The Federal Energy Regulatory Commission (“FERC”) released a final ruleapproving three new Critical Infrastructure Protection (“CIP”) standards which address supply chain risk management for bulk electric systems (“BES”) operations.  The new standards were developed by the North American Electric Reliability Corporation (“NERC”) in response to FERC Order No. 829, which directed NERC to create new CIP standards to address risks associated with the supply chain for grid-related cyber systems.  The final rule will take effect sixty days after it is published in the Federal Register.  The new standards must be implemented in eighteen months.  More details regarding the new CIP standards, which may be of interest to entities that develop, implement, or maintain hardware or software for industrial control systems associated with bulk electric systems (“BES”), are provided below.

The three new CIP standards require responsible entities (such as distribution providers, generator owners and operators, and transmission owners and operators) to develop and implement security controls for industrial control system hardware, software, and services associated with BES operations.  FERC noted that these new standards respond to supply chain risks, including the insertion of counterfeit or malicious software, unauthorized production, tampering, and theft.

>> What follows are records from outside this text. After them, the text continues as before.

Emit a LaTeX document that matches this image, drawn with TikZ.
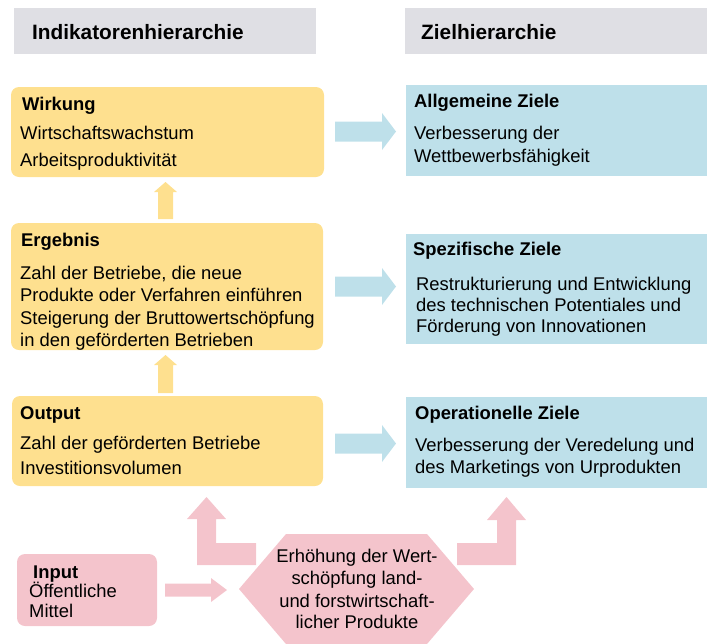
\documentclass[tikz,border=0pt]{standalone}
\usepackage{fontspec}
\setmainfont{Liberation Sans}
\definecolor{hdrgray}{RGB}{223,223,228}
\definecolor{orgfill}{RGB}{254,224,143}
\definecolor{blufill}{RGB}{190,224,234}
\definecolor{pnkfill}{RGB}{244,196,204}
\begin{document}
\begin{tikzpicture}[x=1pt,y=-1pt,
  box/.style={inner sep=0pt, outer sep=0pt, draw=none},
  obox/.style={box, fill=orgfill, rounded corners=8pt},
  bbox/.style={box, fill=blufill},
  pbox/.style={box, fill=pnkfill, rounded corners=8pt},
  hbox/.style={box, fill=hdrgray},
  txt/.style={inner sep=0pt, anchor=base west, font=\fontsize{18.4}{22}\selectfont},
  ttl/.style={inner sep=0pt, anchor=base west, font=\fontsize{18.4}{22}\selectfont\bfseries},
  hdtxt/.style={inner sep=0pt, anchor=base west, font=\fontsize{20.8}{24}\selectfont\bfseries},
  hextxt/.style={inner sep=0pt, anchor=base, font=\fontsize{18.4}{22}\selectfont}]
\useasboundingbox (0,0) rectangle (707,643);

% headers
\node[hbox, minimum width=302pt, minimum height=46pt] (hL) at (165,30.5) {};
\node[hbox, minimum width=302pt, minimum height=46pt] (hR) at (556,30.5) {};
\node[hdtxt] (hLt) at (32,39.3) {Indikatorenhierarchie};
\node[hdtxt] (hRt) at (421,39.3) {Zielhierarchie};

% indicator boxes
\node[obox, minimum width=313pt, minimum height=90pt] (wirk) at (167.5,132) {};
\node[obox, minimum width=312pt, minimum height=127pt] (erg) at (167,286.5) {};
\node[obox, minimum width=311pt, minimum height=90pt] (outp) at (167.5,441) {};

% goal boxes
\node[bbox, minimum width=301pt, minimum height=91pt] (allg) at (556.5,130.5) {};
\node[bbox, minimum width=301pt, minimum height=110pt] (spez) at (556.5,289) {};
\node[bbox, minimum width=301pt, minimum height=91pt] (oper) at (556.5,442.5) {};

% input box
\node[pbox, minimum width=140pt, minimum height=72pt] (inp) at (87,590) {};

% texts
\node[ttl] (wirkT) at (22,110) {Wirkung};
\node[txt] (wirk1) at (20,139) {Wirtschaftswachstum};
\node[txt] (wirk2) at (20,166) {Arbeitsproduktivität};

\node[ttl] (ergT) at (21,246) {Ergebnis};
\node[txt] (erg1) at (20,279) {Zahl der Betriebe, die neue};
\node[txt] (erg2) at (20,301) {Produkte oder Verfahren einführen};
\node[txt] (erg3) at (20,324) {Steigerung der Bruttowertschöpfung};
\node[txt] (erg4) at (20,346) {in den geförderten Betrieben};

\node[ttl] (outT) at (20,419) {Output};
\node[txt] (out1) at (20,449) {Zahl der geförderten Betriebe};
\node[txt] (out2) at (20,474) {Investitionsvolumen};

\node[ttl] (allgT) at (414,107) {Allgemeine Ziele};
\node[txt] (allg1) at (414,139) {Verbesserung der};
\node[txt] (allg2) at (414,162) {Wettbewerbsfähigkeit};

\node[ttl] (spezT) at (413,255) {Spezifische Ziele};
\node[txt] (spez1) at (416,290) {Restrukturierung und Entwicklung};
\node[txt] (spez2) at (416,311) {des technischen Potentiales und};
\node[txt] (spez3) at (416,332) {Förderung von Innovationen};

\node[ttl] (operT) at (415,419) {Operationelle Ziele};
\node[txt] (oper1) at (415,451) {Verbesserung der Veredelung und};
\node[txt] (oper2) at (415,473) {des Marketings von Urprodukten};

\node[ttl] (inpT) at (33,578) {Input};
\node[txt] (inp1) at (29,597) {Öffentliche};
\node[txt] (inp2) at (29,617) {Mittel};

% hexagon
\fill[pnkfill] (239,589) -- (286,534) -- (427,534) -- (474,589) -- (427,644) -- (286,644) -- cycle;
\node[hextxt] (hx1) at (357,562) {Erhöhung der Wert-};
\node[hextxt] (hx2) at (357,584) {schöpfung land-};
\node[hextxt] (hx3) at (357,607) {und forstwirtschaft-};
\node[hextxt] (hx4) at (357,628) {licher Produkte};

% orange up arrows
\fill[orgfill] (158,219) -- (158,192) -- (154,192) -- (165.5,182) -- (177,192) -- (173,192) -- (173,219) -- cycle;
\fill[orgfill] (158,393) -- (158,365) -- (154,365) -- (165.5,355) -- (177,365) -- (173,365) -- (173,393) -- cycle;

% blue right arrows
\fill[blufill] (335,121.5) -- (382,121.5) -- (382,113) -- (396,131.5) -- (382,150) -- (382,141.5) -- (335,141.5) -- cycle;
\fill[blufill] (335,276.5) -- (382,276.5) -- (382,268) -- (396,286.5) -- (382,305) -- (382,296.5) -- (335,296.5) -- cycle;
\fill[blufill] (335,433.5) -- (382,433.5) -- (382,425) -- (396,443.5) -- (382,462) -- (382,453.5) -- (335,453.5) -- cycle;

% pink arrows
\fill[pnkfill] (165,583.5) -- (211,583.5) -- (211,578) -- (227,590) -- (211,602) -- (211,596.5) -- (165,596.5) -- cycle;
\fill[pnkfill] (256,543) -- (216,543) -- (216,519) -- (226,519) -- (206.5,497) -- (187,519) -- (197,519) -- (197,565) -- (256,565) -- cycle;
\fill[pnkfill] (457,543) -- (497,543) -- (497,520) -- (487,520) -- (506.5,497) -- (526,520) -- (516,520) -- (516,565) -- (457,565) -- cycle;
\end{tikzpicture}
\end{document}
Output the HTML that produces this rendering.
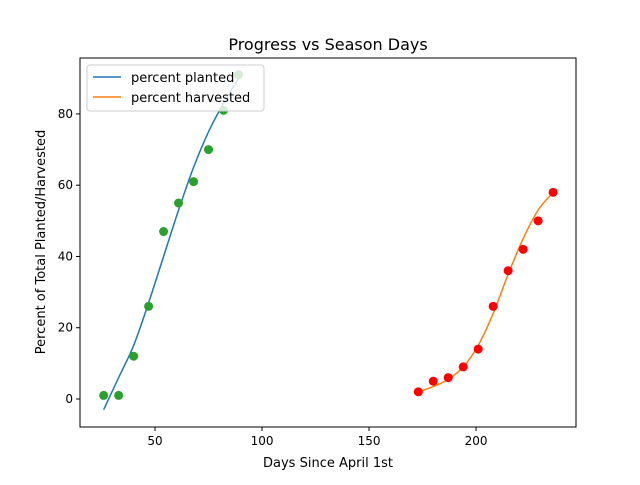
<!DOCTYPE html>
<html><head><meta charset="utf-8"><style>
body{margin:0;background:#fff;font-family:"Liberation Sans","DejaVu Sans",sans-serif}
svg text{font-family:"DejaVu Sans","Liberation Sans",sans-serif;fill:#000}
</style></head><body>
<svg id="chart" width="640" height="480" xmlns="http://www.w3.org/2000/svg">
<rect width="640" height="480" fill="#fff"/>
<g id="marks"></g>
<rect x="80" y="58" width="496" height="369" fill="none" stroke="#000" stroke-width="1"/>
<g id="axes"></g>
<text x="328" y="50" font-size="16" text-anchor="middle">Progress vs Season Days</text>
<text x="328" y="467" font-size="13" text-anchor="middle">Days Since April 1st</text>
<text transform="translate(45,242) rotate(-90)" font-size="13" text-anchor="middle">Percent of Total Planted/Harvested</text>
<g>
<rect x="87" y="65" width="177" height="46" rx="3" fill="#fff" fill-opacity="0.8" stroke="#ccc"/>
<line x1="93" y1="77" x2="121" y2="77" stroke="#1f77b4" stroke-width="1.5"/>
<text x="131" y="82" font-size="13">percent planted</text>
<line x1="93" y1="97" x2="121" y2="97" stroke="#ff7f0e" stroke-width="1.5"/>
<text x="131" y="102" font-size="13">percent harvested</text>
</g>
</svg>
<script>
const plantDays=[26,33,40,47,54,61,68,75,82,89];
const plantVals=[1,1,12,26,47,55,61,70,81,91];
const harvDays=[173,180,187,194,201,208,215,222,229,236];
const harvVals=[2,5,6,9,14,26,36,42,50,58];
const plantFitDays=[26,33,40,47,54,61,68,75,82,89];
const plantFitVals=[-3,6,15,27,40,53,65,75,83,90];
const harvFitDays=[173,180,187,194,201,208,215,222,229,236];
const harvFitVals=[2,3.5,5.5,9,15,24,35,45,53,58];
const xTicks=[50,100,150,200];
const yTicks=[0,20,40,60,80];
const NS="http://www.w3.org/2000/svg";
const X0=80,X1=576,Y0=58,Y1=427,xmin=14.95,xmax=246.7,ymin=-7.86,ymax=95.7;
function sx(v){return X0+(v-xmin)/(xmax-xmin)*(X1-X0);}
function sy(v){return Y1-(v-ymin)/(ymax-ymin)*(Y1-Y0);}
const marks=document.getElementById('marks'),axes=document.getElementById('axes');
function el(t,a,p){const e=document.createElementNS(NS,t);for(const k in a)e.setAttribute(k,a[k]);p.appendChild(e);return e;}
function smooth(xs,ys){const p=xs.map((x,i)=>[sx(x),sy(ys[i])]);let d='M'+p[0][0]+','+p[0][1];
for(let i=0;i<p.length-1;i++){const a=p[i-1]||p[i],b=p[i],c=p[i+1],e=p[i+2]||c;
d+=' C'+(b[0]+(c[0]-a[0])/6)+','+(b[1]+(c[1]-a[1])/6)+' '+(c[0]-(e[0]-b[0])/6)+','+(c[1]-(e[1]-b[1])/6)+' '+c[0]+','+c[1];}return d;}
let l=el('path',{d:smooth(plantFitDays,plantFitVals),fill:'none',stroke:'#1f77b4','stroke-width':1.5},marks);


l=el('path',{d:smooth(harvFitDays,harvFitVals),fill:'none',stroke:'#ff7f0e','stroke-width':1.5},marks);


plantDays.forEach((d,i)=>{const c=el('circle',{cx:sx(d),cy:sy(plantVals[i]),r:4.5,fill:'#2ca02c'},marks);

});
harvDays.forEach((d,i)=>{const c=el('circle',{cx:sx(d),cy:sy(harvVals[i]),r:4.5,fill:'#ff0000'},marks);

});
xTicks.forEach(t=>{el('line',{x1:sx(t),x2:sx(t),y1:Y1,y2:Y1+4,stroke:'#000'},axes);
const tx=el('text',{x:sx(t),y:Y1+18,'font-size':12,'text-anchor':'middle'},axes);tx.textContent=t;

});
yTicks.forEach(t=>{el('line',{x1:X0-4,x2:X0,y1:sy(t),y2:sy(t),stroke:'#000'},axes);
const tx=el('text',{x:X0-7,y:sy(t)+4,'font-size':12,'text-anchor':'end'},axes);tx.textContent=t;

});
</script>
</body></html>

Specifically, the new CIP standards will impose the following high-level requirements:

  • Cyber Security – Supply Chain Risk Management: According to FERC, this standard “does not require any specific controls or mandate ‘one-size-fits-all’ requirements.” Instead, this standard requires the development of a documented supply chain cyber security risk management plan for higher-risk covered systems that addresses, as applicable, six “baseline” security concepts:

    • Vendor security event notification;

    • Coordinated incident response;

    • Vendor personnel termination notification;

    • Product/services vulnerability disclosures;

    • Verification of software integrity and authenticity; and

    • Coordination of vendor remote access controls.

  • Cyber Security – Electronic Security Perimeter(s): This standard will include two new requirements for identifying active vendor remote access sessions and having method(s) for disabling active vendor remote access sessions.

  • Cyber Security – Configuration Change Management and Vulnerability Assessments: Finally, this standard requires responsible entities to verify the “identity of the software source and the integrity of the software obtained from the software source” prior to any installing software that changes established baseline configurations, “when methods are available to do so.”  According to NERC, these requirements could help reduce the risk that an attacker could “exploit legitimate vendor patch management processes to deliver compromised software updates or patches to a [covered system].”

FERC directed NERC to develop modifications that will include Electronic Access Control and Monitoring Systems (“EACMS”) in the scope of the standards within twenty-four months.  EACMS include firewalls, authentication servers, security event monitoring systems, intrusion detection systems, and alerting systems.